→ GIVEN PROBLEM
Skipping all pictures, set down the lines of the listing from the first through the one with "import plotly.graph_objects as go".

— start DATA SECTION —

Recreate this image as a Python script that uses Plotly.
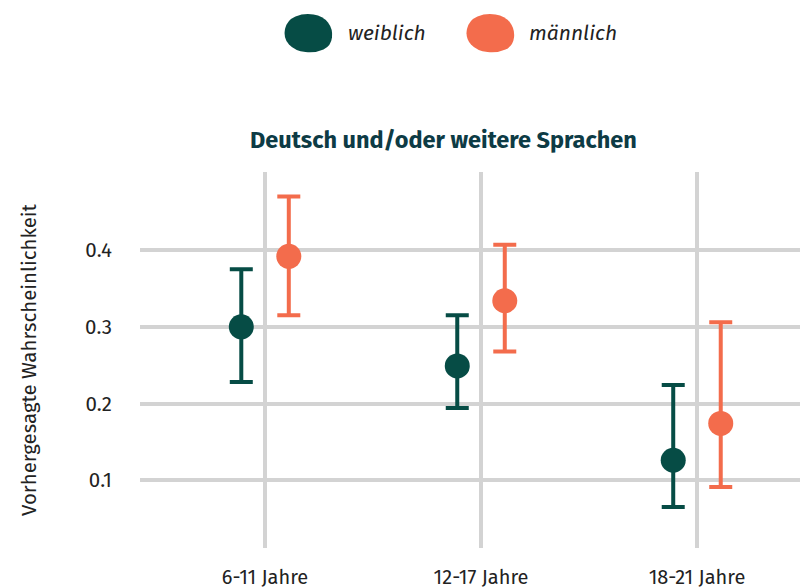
import plotly.graph_objects as go

categories = ["6-11 Jahre", "12-17 Jahre", "18-21 Jahre"]
groups = ["weiblich", "männlich"]
colors = ["#064C45", "#F36C4C"]
estimates = {
    "weiblich": [0.300, 0.249, 0.126],
    "männlich": [0.392, 0.334, 0.174],
}
lower = {
    "weiblich": [0.228, 0.194, 0.065],
    "männlich": [0.315, 0.268, 0.091],
}
upper = {
    "weiblich": [0.375, 0.315, 0.224],
    "männlich": [0.470, 0.407, 0.306],
}
y_ticks = [0.1, 0.2, 0.3, 0.4]
title_text = "Deutsch und/oder weitere Sprachen"
y_title = "Vorhergesagte Wahrscheinlichkeit"

FONT = "Fira Sans, Noto Sans, sans-serif"
W, H = 801, 588
ML, MR, MT, MB = 140, 1, 172, 40
PW, PH = W - ML - MR, H - MT - MB

def px_to_paper(px, py):
    return (px - ML) / PW, (H - MB - py) / PH

offsets = [-0.11, 0.11]
fig = go.Figure()
for g, c, off in zip(groups, colors, offsets):
    est = estimates[g]
    xs = [i + off for i in range(len(categories))]
    fig.add_trace(go.Scatter(
        x=xs, y=est, mode="markers", name=g, showlegend=False,
        marker=dict(size=25, color=c),
        error_y=dict(type="data", symmetric=False,
                     array=[u - e for u, e in zip(upper[g], est)],
                     arrayminus=[e - l for e, l in zip(est, lower[g])],
                     color=c, thickness=4, width=11.5),
    ))

# Manual legend blobs + labels
shapes = []
annotations = []
legend_pos = [(308, 33, 346), (490, 33, 527)]
for (cx, cy, tx), g, c in zip(legend_pos, groups, colors):
    pts = [(-25, 5), (-21, -13), (-4, -20), (15, -17), (25, -4), (23, 13), (8, 20), (-13, 18)]
    coords = [px_to_paper(cx + dx, cy + dy) for dx, dy in pts]
    n = len(coords)
    mids = [((coords[i][0] + coords[(i + 1) % n][0]) / 2, (coords[i][1] + coords[(i + 1) % n][1]) / 2) for i in range(n)]
    path = f"M {mids[-1][0]},{mids[-1][1]}"
    for i in range(n):
        path += f" Q {coords[i][0]},{coords[i][1]} {mids[i][0]},{mids[i][1]}"
    path += " Z"
    shapes.append(dict(type="path", xref="paper", yref="paper", path=path,
                       fillcolor=c, line=dict(width=0)))
    ax, ay = px_to_paper(tx, cy)
    annotations.append(dict(x=ax, y=ay, xref="paper", yref="paper", text=f"<i>{g}</i>",
                            showarrow=False, xanchor="left", yanchor="middle",
                            font=dict(family=FONT, size=21, color="#222222")))

tx, ty = px_to_paper(443, 140)
annotations.append(dict(x=tx, y=ty, xref="paper", yref="paper", text=f"<b>{title_text}</b>",
                        showarrow=False, xanchor="center", yanchor="middle",
                        font=dict(family=FONT, size=23.5, color="#0D3B45")))

fig.update_layout(
    width=W, height=H,
    margin=dict(l=ML, r=MR, t=MT, b=MB, autoexpand=False),
    plot_bgcolor="white", paper_bgcolor="white",
    showlegend=False,
    shapes=shapes, annotations=annotations,
    font=dict(family=FONT, size=19, color="#222222"),
    xaxis=dict(range=[-0.579, 2.477], tickmode="array", tickvals=list(range(len(categories))),
               ticktext=categories, showgrid=True, gridcolor="#D3D3D3", gridwidth=4,
               zeroline=False, showline=False, ticks="outside", ticklen=11, automargin=False,
               tickcolor="rgba(0,0,0,0)", tickfont=dict(size=20, color="#222222")),
    yaxis=dict(range=[0.0115, 0.502], tickmode="array", tickvals=y_ticks,
               ticktext=[str(v) for v in y_ticks], showgrid=True, gridcolor="#D3D3D3",
               gridwidth=4, zeroline=False, showline=False, ticks="outside", ticklen=23,
               automargin=False,
               tickcolor="rgba(0,0,0,0)", tickfont=dict(size=20.5, color="#222222"),
               title=dict(text=y_title, font=dict(size=20.4, color="#222222"), standoff=42)),
)

fig.write_html("out.html", config={"displayModeBar": False},
               post_script="document.body.style.margin='0';document.body.style.overflow='hidden';")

— end DATA SECTION —

→ EXERCISE SOLUTION
Recreate this image as a Python script that uses Plotly.
import plotly.graph_objects as go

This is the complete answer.